High Court of Kiribati

You are here:  PacLII >> Databases >> High Court of Kiribati >> 2019 >> [2019] KIHC 111

Database Search | Name Search | Recent Decisions | Noteup | LawCite | Download | Help

Office of the Attorney General v Kaitaake [2019] KIHC 111; Civil Review 11 of 2018 (13 August 2019)

IN THE HIGH COURT OF KIRIBATI 2019


CIVIL REVIEW NO. 11 OF 2018


[OFFICE OF THE ATTORNEY-GENERAL
[IN RESPECT OF DIRECTOR OF LANDS
[MINISTRY OF ENVIRONMENT AND
[LANDS AGRICULTURE APPLICANT
[
BETWEEN [AND
[
[ANTEREA KAITAAKE
[TOAWEA RAWARAWA
[ABEMAMA MAGISTRATES’ COURT RESPONDENTS


Before: The Hon Chief Justice Sir John Muria


23 July 2019


Ms Ruria Iteraera for Applicant
Mr Banuera Berina for Respondent


JUDGMENT


Muria, CJ: The applicant, Director of Lands, is seeking leave to apply for judicial review of the decision of the Magistrates’ Court in CN 01/2012 involving the land leased by the Government, namely land ‘Marena’ in Abemama. The Government leased the land for the Abemama Airfield since 1969.


2. The case CN 01/2012 in the Magistrates’ Court was a boundary determination between Anterea Kaitaake (first respondent) and
Toawea Rawarawa (second respondent). The applicant was not a party to that case, although the Government is a leasehold owner of the land. The proceedings in CN 01/2012 resulted in changes in the boundary between the first respondent and the other adjoining landowners. The changes resulted in the increase in the sizes of the respondents’ lands.


3. Not only that the new boundary increases the size of the land concerned, it also affects the Leasehold held by the Government over the use of the land as an Airfield. Thus the applicant felt that they should be notified of the hearing of CN 01/2012. It is argued that the applicant has an interest in the said land Marena and ought to have been notified of the case.


4. Since the applicants are not a party to CN 01/2012, they cannot appeal against it. Hence, their application by way of judicial review. Atanta and Others –v- Tabaua [2005] KICA 7; Land Appeal 01 of 2005 (8 August 2005), Kaotan –v- Junior Kum Kee [2012] KICA 5; Civil Appeal 6 of 2012 (15 August 2012).


Issues


5. There are two issues for the Court to determine in this application. The first is whether the applicant, not being a party to the case in CN 01/2012, has an interest in the matter sufficiently to be affected by the decision of the Magistrates’ Court in CN 01/2012 entitling the Director bring this application.


6. The second issue is if Director has sufficient interest, whether the Court should grant leave to him to challenge the decision of the Magistrates’ Court in CN 01/2012.


Consideration and decision


7. Ms Iteraera of Counsel for the applicant submitted that the applicant holds a lease over the land in question. The Government therefore has an interest in the land in question since a lease is an interest in land. I agree.
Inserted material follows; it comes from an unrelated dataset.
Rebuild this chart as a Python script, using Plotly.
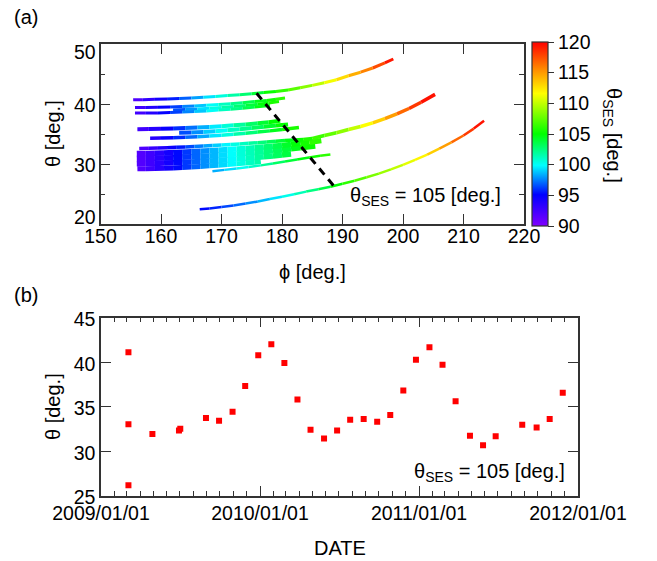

8. In fact in paragraph 4 of the affidavit of the first respondent,
Anterea Kaitaake, he confirmed that the applicant has a lease over the land in question. The first respondent, however, went on to qualify his statement by saying that the applicant’s role is confined only to payment of rent for the use of the said land.


9. There is no suggestion that the applicant has abrogated his obligations as a leaseholder of the land in question. Thus the applicant’s rights and obligations as leaseholder of the land still subsist and are protected by law. See
Street –v- Mountford [1985] UKHL 4.


10. Mr Berina of Counsel for the first respondent submitted that the applicant cannot prevent adjoining landowners from agreeing to change the boundary of their land. That may well be true but the parties to the case in point knew that the applicant has a lease over the land in question and as such has a vested interest in the said land. Notice of the case CN 01/2012 between the first respondent and second respondent should at least have been given to the applicant who is clearly an interested party in this case.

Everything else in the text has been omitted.